The legal framework established by Section 35 of the Constitution, which guarantees Aboriginal and treaty rights, has exacerbated this complex situation. While it was intended to protect Indigenous rights, the evolving interpretations by the courts have led to a system where property rights are increasingly seen as entitlements subject to government regulation and Aboriginal claims. This shift not only complicates the relationship between Indigenous and non-Indigenous landowners but also raises concerns about the broader implications for property rights in Canada, as the balance between individual rights and collective claims continues to be contested.

The situation in British Columbia regarding Aboriginal rights has been significantly influenced by the UN Declaration on the Rights of Indigenous Peoples (UNDRIP). Initially, Canada, along with the U.S., Australia, and New Zealand, voted against this resolution. However, the Trudeau government later reversed this stance, leading to the incorporation of UNDRIP into provincial law in 2019. This legislative change prompted the NDP Eby government to interpret the statute as a directive to negotiate agreements with various groups concerning different territories, either acknowledging Aboriginal title or transferring management rights. This situation poses a significant challenge for B.C., where numerous lands remain unceded, but it is a problem that extends across the entire country.

One notable example of this is the agreement cited by Prof. Pardy concerning Haida Gwaii, an archipelago off the coast of British Columbia. In 2024, the governments of British Columbia and Canada made agreements with the Council of the Haida Nation to “recognize and affirm” Haida Aboriginal title over Haida Gwaii—simultaneously acknowledging Aboriginal title while asserting that private property rights will be respected. This creates a contradiction, notes Prof. Pardy, as Aboriginal title is a communal interest that cannot coexist with individual fee simple title. The legal framework suggests that if Aboriginal title is recognized, it undermines the security of private property ownership, leaving landowners uncertain about their rights and the implications of these agreements.
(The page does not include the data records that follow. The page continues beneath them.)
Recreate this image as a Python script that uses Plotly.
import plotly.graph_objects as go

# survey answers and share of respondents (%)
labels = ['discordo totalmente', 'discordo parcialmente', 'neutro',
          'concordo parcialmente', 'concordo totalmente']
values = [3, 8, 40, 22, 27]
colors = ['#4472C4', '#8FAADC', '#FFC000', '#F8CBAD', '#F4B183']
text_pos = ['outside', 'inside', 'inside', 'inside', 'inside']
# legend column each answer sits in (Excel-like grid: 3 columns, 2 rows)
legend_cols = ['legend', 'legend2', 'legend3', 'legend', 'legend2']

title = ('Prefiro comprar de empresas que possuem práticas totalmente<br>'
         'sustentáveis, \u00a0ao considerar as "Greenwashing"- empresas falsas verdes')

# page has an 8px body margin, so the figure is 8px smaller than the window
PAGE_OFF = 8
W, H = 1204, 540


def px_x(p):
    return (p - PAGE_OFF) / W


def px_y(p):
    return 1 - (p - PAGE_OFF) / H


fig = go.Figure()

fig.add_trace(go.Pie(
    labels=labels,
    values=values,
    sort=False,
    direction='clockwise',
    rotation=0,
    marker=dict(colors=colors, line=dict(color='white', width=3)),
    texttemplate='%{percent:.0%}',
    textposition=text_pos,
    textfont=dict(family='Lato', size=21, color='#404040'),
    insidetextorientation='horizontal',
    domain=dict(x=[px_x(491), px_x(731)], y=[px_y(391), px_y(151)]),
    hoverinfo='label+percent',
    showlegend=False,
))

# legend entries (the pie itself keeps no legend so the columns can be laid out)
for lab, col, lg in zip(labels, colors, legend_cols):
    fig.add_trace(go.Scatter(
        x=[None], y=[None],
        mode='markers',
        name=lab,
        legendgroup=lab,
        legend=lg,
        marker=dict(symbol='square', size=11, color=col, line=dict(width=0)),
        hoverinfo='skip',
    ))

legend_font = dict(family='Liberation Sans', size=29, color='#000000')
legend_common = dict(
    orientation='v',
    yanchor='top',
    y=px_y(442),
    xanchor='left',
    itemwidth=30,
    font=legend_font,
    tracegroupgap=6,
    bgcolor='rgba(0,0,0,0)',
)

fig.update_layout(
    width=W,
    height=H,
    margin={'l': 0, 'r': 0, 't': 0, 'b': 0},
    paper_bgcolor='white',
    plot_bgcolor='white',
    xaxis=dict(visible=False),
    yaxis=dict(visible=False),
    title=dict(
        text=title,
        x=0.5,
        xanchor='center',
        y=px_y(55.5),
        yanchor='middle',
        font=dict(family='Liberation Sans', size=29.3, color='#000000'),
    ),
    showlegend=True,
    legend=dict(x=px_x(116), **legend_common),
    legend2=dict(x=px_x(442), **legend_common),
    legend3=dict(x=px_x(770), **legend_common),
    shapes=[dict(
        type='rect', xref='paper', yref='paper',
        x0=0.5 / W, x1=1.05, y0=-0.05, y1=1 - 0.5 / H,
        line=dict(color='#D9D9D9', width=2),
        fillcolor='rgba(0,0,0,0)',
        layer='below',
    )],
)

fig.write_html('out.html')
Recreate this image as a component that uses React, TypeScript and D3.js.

While the discussion acknowledges the historical mistreatment of Aboriginal peoples and the need for compensation, the evolving legal landscape complicates property rights for both Indigenous and non-Indigenous landowners.

Prof. Pardy characterizes the current system of Aboriginal title in Canada as controlled and managed by a small group of Aboriginal elites rather than by the broader community. He explains that when a group successfully establishes Aboriginal title over a piece of land, individual members do not receive fee simple title, leaving them subject to the decisions and authority of their leadership. This structure creates a pattern where the interests of the elite (including non-Indigenous lawyers) are prioritized, perpetuating a system that does not serve the needs of the majority of Aboriginal individuals. As a result, many “rank-and-file” Aboriginal people find themselves marginalized, lacking the autonomy and rights typically associated with property ownership. Furthermore, this system is not only detrimental to Aboriginal communities but also imposes burdens on taxpayers.

Highlighting the importance of equal justice for all individuals, irrespective of their background, Prof. Pardy contends that the current legal system’s recognition of different rights based on group identity has compromised this fundamental principle. He advocates for a legal framework that treats everyone equally. The existing system, he says, creates divisions, perpetuates historical grievances, and will not succeed in fostering a truly free and just society.